Part of the family lore with which I grew up is remembering my great-great- grandfather,
Israel Putnam Whitmer, who was named for Israel Putnam, a famed New England general in the Revolutionary War. While Israel P. Whitmer was from Pennsylvania, probably through the overall intermingling of troops in the Civil War, became a captain in the Michigan 27th Infantry and served for most of that war.
I felt, for most of my life, that through his service my family had done its part as far as undoing slavery went. Now on the other side of the family, unabashed admiration for Abraham Lincoln and all he had done was the tradition. I grew up listening to Martin Luther King’s “I have a Dream” speech, and to Mahalia Jackson singing “Holy, Holy, Holy” (listen to it if you haven’t), and to Earl Grant playing “Ebb Tide” on a somewhat bubbly organ (listen to it if you haven’t). I add that my hometown had a minority population of zero.

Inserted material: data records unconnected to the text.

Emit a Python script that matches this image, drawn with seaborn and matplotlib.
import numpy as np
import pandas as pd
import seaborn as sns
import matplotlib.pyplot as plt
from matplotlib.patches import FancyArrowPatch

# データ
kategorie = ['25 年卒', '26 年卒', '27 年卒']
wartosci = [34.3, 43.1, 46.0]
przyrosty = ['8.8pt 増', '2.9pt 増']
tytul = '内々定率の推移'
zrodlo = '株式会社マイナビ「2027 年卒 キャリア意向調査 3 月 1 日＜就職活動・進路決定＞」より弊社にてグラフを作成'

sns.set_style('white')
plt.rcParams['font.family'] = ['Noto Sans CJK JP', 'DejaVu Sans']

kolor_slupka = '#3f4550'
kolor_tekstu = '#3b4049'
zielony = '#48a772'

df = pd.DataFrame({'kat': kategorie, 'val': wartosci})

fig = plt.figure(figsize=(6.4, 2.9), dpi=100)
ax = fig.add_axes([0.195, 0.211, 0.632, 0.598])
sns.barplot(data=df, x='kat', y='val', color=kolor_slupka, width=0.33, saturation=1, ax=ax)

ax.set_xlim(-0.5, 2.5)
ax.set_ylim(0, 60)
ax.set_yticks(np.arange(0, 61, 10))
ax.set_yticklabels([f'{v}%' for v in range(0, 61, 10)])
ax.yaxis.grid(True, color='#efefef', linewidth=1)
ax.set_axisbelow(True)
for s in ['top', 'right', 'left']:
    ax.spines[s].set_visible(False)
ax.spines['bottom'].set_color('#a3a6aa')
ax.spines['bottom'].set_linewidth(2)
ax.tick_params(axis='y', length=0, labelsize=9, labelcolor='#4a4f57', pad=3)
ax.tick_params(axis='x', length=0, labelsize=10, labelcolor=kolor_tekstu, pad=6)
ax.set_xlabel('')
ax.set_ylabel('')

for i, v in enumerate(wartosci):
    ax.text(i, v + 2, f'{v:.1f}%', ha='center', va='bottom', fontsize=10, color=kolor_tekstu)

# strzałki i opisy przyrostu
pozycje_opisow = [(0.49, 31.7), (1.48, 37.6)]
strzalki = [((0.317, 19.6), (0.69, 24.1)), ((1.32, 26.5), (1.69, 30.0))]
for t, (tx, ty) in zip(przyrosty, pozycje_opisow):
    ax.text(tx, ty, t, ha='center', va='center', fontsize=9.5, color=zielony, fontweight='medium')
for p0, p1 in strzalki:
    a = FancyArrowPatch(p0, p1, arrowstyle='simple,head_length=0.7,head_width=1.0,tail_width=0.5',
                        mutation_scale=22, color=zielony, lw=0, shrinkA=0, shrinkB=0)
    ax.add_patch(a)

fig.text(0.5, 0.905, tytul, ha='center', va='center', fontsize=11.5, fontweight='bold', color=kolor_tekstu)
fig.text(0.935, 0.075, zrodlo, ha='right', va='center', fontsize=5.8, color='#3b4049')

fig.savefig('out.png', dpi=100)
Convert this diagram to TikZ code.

Now this side of the family (my father’s mother’s side, to be exact) came from early ancestors from England that settled in Southeast Pennsylvania, and the wife of that first settler (family name not shared to protect patient privacy) had the maiden name of Rhodes, as in that Rhodes, as Cecil Rhodes, although he came into the world much later – but the important part is that it is nearly a certainty that anyone with that (not shared) family last name had that first Pennsylvania couple as their ancestors, and are all related, and are related, in particular, to me.
A few years back I was working as a chaplain at Boston Medical Center, which serves as a health provider to underserved communities in Boston. I was working an evening shift and reviewing the list of patients on my floors. I was startled to see that there was a patient with this Pennsylvania family name, and remembering that everyone with that name is probably related, I decided to go to that room and visit my relative. Sadly, this was during the pandemic, and upon arriving I saw this patient’s room was under infection precautions and I could not go in. The door was slightly open and I saw that the person in the room was in fact a person of color. I remembered from a detailed family genealogy that a few early relatives had settled in Texas and Kansas in the early 1800’s, and that these were slave states until well after the Civil War had ended. I also remembered that it was not uncommon for enslaved persons to be assigned their owners’ last names. I concluded in that moment that there was a very high probability that one of my distant relatives had owned one of this man’s ancestors. I suddenly didn’t feel so righteous, and was troubled to learn that my family may have been wrapped not only in the Blue but also the Grey in the Civil War.
Abraham Lincoln felt that slavery was a disease, and it was hard to learn that I had it too. Allen C. Guelzo, in his book, “Our Ancient Faith”, says that, “from this silencing realization – that all Americans had been invested in the evils of slavery, that all had suffered in the war that ended it – that Lincoln could hope for a democracy that rose above the giddiness of venom.” Lincoln confronted the question of whether this was “calling not sinners, but the righteous to repentance?”, but as Guelzo summarizes, “Lincoln countered: Had not Northerners imbrued their hands in the slave trade? Had not Northerners turned a blind eye to Southern accounts in their banks and Southern shipments in their steamers? Shall we not see that God judges every sin?”
As a friend of mine summarized our present circumstance in comparison to that which Lincoln described, slavery then was as ingrained in the entire economy and daily life of the nation as products from China are in our economy and daily life. Lincoln saw that slavery was not a disease of the South, it was a disease of the nation.
Lincoln wrote this: “Men are not flattered by being shown that there has been a difference of purpose between the Almighty and them… it is a truth which I thought needed to be told; and as whatever humiliation there was in it, falls most directly on myself, I thought others might afford for me to tell it.”
Well, Father Abraham, I feel that way too.